> **Set exercise**
With all pictures omitted, return verbatim the lines from the beginning of the records below through the line containing "1.88, 1.58, 2.30]".

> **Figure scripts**
○ ○ ○ ○

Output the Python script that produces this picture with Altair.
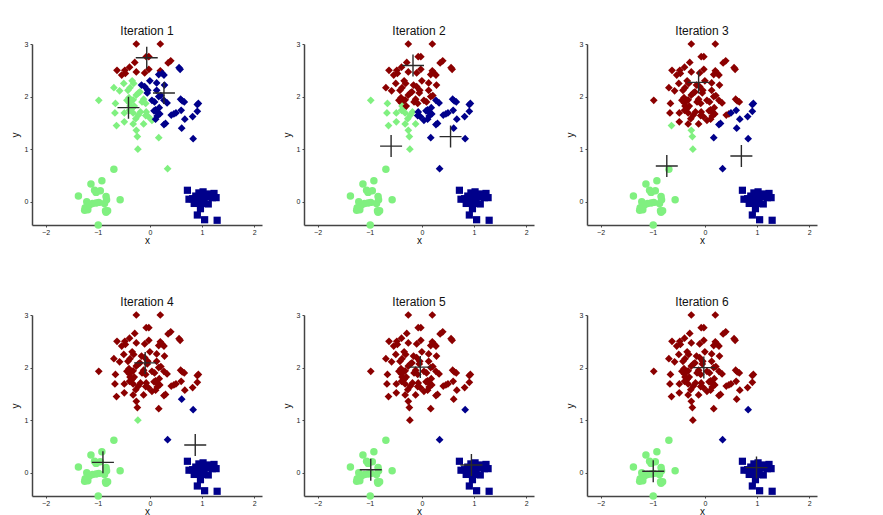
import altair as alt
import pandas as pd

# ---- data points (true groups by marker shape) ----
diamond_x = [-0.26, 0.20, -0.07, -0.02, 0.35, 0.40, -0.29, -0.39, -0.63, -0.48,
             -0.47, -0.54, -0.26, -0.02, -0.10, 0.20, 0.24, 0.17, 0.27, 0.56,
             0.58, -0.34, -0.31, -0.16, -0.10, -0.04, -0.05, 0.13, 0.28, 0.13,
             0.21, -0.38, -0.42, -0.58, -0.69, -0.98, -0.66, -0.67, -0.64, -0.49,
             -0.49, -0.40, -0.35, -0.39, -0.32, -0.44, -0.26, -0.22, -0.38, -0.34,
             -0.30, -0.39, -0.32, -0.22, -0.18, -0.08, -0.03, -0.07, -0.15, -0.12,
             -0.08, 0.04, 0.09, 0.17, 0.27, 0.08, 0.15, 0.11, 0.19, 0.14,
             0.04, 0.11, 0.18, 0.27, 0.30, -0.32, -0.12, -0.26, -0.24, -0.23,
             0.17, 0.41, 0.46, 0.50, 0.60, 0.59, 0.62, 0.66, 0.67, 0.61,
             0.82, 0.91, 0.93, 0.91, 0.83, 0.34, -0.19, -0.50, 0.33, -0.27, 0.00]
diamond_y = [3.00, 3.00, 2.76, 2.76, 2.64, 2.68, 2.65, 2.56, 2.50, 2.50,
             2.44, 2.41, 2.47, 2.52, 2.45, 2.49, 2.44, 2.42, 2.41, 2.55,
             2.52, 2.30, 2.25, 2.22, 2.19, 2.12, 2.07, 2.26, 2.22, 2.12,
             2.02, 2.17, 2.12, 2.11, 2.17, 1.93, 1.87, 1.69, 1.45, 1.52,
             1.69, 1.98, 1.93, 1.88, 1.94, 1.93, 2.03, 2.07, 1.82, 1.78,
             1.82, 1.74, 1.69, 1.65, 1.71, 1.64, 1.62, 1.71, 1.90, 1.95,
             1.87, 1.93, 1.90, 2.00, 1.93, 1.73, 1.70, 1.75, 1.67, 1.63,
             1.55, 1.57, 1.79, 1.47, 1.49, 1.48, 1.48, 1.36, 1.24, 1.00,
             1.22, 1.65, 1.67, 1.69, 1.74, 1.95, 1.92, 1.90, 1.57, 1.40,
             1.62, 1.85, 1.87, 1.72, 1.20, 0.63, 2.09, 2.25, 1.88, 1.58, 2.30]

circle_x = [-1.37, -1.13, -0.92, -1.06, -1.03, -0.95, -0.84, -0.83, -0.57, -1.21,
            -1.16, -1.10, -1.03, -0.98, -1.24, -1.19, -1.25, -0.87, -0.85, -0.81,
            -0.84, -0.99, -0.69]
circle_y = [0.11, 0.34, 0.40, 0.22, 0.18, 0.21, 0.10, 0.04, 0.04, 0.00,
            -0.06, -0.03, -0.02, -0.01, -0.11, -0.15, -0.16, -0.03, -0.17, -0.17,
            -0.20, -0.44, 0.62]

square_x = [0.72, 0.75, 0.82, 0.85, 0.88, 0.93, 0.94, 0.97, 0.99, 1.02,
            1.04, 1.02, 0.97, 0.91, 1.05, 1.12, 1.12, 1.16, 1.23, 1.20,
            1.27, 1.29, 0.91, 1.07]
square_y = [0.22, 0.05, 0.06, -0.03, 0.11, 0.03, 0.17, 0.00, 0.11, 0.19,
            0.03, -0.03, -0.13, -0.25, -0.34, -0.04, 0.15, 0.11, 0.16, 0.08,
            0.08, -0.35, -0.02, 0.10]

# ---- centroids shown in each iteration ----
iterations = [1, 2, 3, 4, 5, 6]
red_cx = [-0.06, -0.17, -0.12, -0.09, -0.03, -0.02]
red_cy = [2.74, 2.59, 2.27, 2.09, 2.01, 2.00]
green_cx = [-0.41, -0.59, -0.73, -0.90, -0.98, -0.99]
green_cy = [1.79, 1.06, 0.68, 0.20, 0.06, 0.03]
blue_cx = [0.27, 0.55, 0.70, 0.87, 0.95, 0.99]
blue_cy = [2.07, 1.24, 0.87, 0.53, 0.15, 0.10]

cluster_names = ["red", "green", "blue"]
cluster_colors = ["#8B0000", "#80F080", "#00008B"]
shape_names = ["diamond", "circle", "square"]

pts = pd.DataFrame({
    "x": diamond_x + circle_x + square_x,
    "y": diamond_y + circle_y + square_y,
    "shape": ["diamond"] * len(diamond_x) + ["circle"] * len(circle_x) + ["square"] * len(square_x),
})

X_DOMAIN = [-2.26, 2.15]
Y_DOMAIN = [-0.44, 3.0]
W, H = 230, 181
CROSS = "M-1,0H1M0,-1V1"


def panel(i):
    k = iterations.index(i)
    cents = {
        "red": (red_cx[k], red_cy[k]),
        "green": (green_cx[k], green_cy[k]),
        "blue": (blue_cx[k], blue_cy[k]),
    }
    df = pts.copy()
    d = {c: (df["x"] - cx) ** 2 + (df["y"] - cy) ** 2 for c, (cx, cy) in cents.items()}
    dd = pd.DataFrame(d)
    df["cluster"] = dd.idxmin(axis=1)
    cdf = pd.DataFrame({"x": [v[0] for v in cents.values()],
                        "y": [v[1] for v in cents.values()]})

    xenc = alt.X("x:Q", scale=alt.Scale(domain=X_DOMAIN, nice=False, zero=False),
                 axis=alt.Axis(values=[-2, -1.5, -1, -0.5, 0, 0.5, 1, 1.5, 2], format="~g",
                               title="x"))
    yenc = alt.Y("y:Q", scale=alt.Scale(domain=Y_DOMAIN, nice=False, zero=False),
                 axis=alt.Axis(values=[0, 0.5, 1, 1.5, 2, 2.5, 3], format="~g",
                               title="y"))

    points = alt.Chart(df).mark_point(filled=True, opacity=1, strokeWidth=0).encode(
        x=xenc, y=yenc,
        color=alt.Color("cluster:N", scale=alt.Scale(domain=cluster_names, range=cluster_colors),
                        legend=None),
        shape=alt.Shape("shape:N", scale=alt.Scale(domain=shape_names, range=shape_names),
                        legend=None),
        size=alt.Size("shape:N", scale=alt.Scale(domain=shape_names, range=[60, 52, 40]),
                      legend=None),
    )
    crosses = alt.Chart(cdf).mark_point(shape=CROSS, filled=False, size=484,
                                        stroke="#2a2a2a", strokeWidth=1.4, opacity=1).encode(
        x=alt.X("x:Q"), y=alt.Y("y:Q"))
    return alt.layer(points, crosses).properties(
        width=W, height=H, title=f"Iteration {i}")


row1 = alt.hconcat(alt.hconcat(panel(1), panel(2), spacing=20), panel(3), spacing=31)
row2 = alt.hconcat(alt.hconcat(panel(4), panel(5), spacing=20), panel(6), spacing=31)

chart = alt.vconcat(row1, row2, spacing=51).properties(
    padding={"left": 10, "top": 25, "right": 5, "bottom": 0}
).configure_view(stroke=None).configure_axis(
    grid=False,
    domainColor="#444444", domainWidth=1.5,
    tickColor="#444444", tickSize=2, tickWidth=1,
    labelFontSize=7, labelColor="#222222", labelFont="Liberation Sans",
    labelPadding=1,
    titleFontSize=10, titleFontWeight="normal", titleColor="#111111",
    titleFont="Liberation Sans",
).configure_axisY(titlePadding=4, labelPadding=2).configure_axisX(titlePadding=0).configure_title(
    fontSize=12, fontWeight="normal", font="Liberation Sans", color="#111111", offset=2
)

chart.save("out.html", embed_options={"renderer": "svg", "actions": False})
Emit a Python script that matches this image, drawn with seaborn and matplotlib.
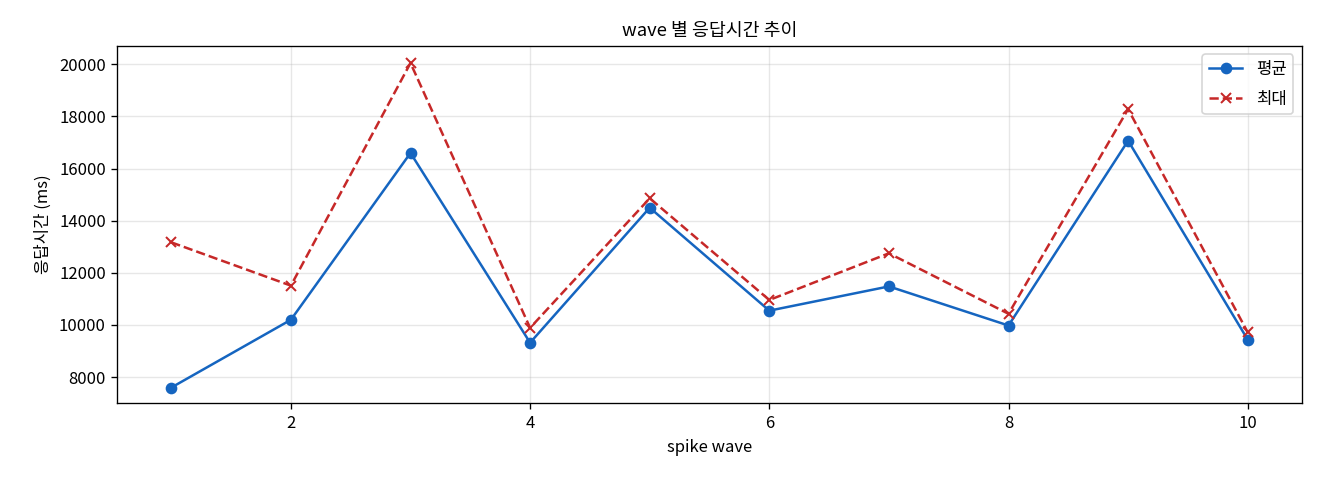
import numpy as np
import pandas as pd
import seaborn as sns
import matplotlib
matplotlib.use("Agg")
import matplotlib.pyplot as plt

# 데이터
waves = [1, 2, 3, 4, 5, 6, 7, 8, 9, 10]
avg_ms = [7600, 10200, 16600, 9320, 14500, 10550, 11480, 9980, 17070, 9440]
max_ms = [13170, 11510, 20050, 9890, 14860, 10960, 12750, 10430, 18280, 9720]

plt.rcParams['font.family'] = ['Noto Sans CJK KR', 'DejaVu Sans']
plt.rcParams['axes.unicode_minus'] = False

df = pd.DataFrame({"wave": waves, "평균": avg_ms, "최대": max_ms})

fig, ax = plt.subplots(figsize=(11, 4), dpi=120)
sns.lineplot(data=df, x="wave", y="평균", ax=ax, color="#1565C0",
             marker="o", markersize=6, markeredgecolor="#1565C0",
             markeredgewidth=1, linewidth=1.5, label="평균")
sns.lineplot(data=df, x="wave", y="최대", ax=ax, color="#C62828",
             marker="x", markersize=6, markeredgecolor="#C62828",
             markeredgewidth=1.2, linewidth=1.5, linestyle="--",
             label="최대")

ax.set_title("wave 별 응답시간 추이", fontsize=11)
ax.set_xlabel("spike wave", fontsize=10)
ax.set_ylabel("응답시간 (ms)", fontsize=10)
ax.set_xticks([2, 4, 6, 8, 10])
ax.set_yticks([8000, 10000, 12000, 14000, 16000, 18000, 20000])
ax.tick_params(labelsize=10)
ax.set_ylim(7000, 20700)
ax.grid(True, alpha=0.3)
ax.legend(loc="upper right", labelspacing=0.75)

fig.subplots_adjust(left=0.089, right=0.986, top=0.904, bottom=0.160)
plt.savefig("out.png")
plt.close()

○ ○ ○ ○

> **Result below**
Output the Python script that produces this picture with Altair.
import altair as alt
import pandas as pd

# ---- data points (true groups by marker shape) ----
diamond_x = [-0.26, 0.20, -0.07, -0.02, 0.35, 0.40, -0.29, -0.39, -0.63, -0.48,
             -0.47, -0.54, -0.26, -0.02, -0.10, 0.20, 0.24, 0.17, 0.27, 0.56,
             0.58, -0.34, -0.31, -0.16, -0.10, -0.04, -0.05, 0.13, 0.28, 0.13,
             0.21, -0.38, -0.42, -0.58, -0.69, -0.98, -0.66, -0.67, -0.64, -0.49,
             -0.49, -0.40, -0.35, -0.39, -0.32, -0.44, -0.26, -0.22, -0.38, -0.34,
             -0.30, -0.39, -0.32, -0.22, -0.18, -0.08, -0.03, -0.07, -0.15, -0.12,
             -0.08, 0.04, 0.09, 0.17, 0.27, 0.08, 0.15, 0.11, 0.19, 0.14,
             0.04, 0.11, 0.18, 0.27, 0.30, -0.32, -0.12, -0.26, -0.24, -0.23,
             0.17, 0.41, 0.46, 0.50, 0.60, 0.59, 0.62, 0.66, 0.67, 0.61,
             0.82, 0.91, 0.93, 0.91, 0.83, 0.34, -0.19, -0.50, 0.33, -0.27, 0.00]
diamond_y = [3.00, 3.00, 2.76, 2.76, 2.64, 2.68, 2.65, 2.56, 2.50, 2.50,
             2.44, 2.41, 2.47, 2.52, 2.45, 2.49, 2.44, 2.42, 2.41, 2.55,
             2.52, 2.30, 2.25, 2.22, 2.19, 2.12, 2.07, 2.26, 2.22, 2.12,
             2.02, 2.17, 2.12, 2.11, 2.17, 1.93, 1.87, 1.69, 1.45, 1.52,
             1.69, 1.98, 1.93, 1.88, 1.94, 1.93, 2.03, 2.07, 1.82, 1.78,
             1.82, 1.74, 1.69, 1.65, 1.71, 1.64, 1.62, 1.71, 1.90, 1.95,
             1.87, 1.93, 1.90, 2.00, 1.93, 1.73, 1.70, 1.75, 1.67, 1.63,
             1.55, 1.57, 1.79, 1.47, 1.49, 1.48, 1.48, 1.36, 1.24, 1.00,
             1.22, 1.65, 1.67, 1.69, 1.74, 1.95, 1.92, 1.90, 1.57, 1.40,
             1.62, 1.85, 1.87, 1.72, 1.20, 0.63, 2.09, 2.25, 1.88, 1.58, 2.30]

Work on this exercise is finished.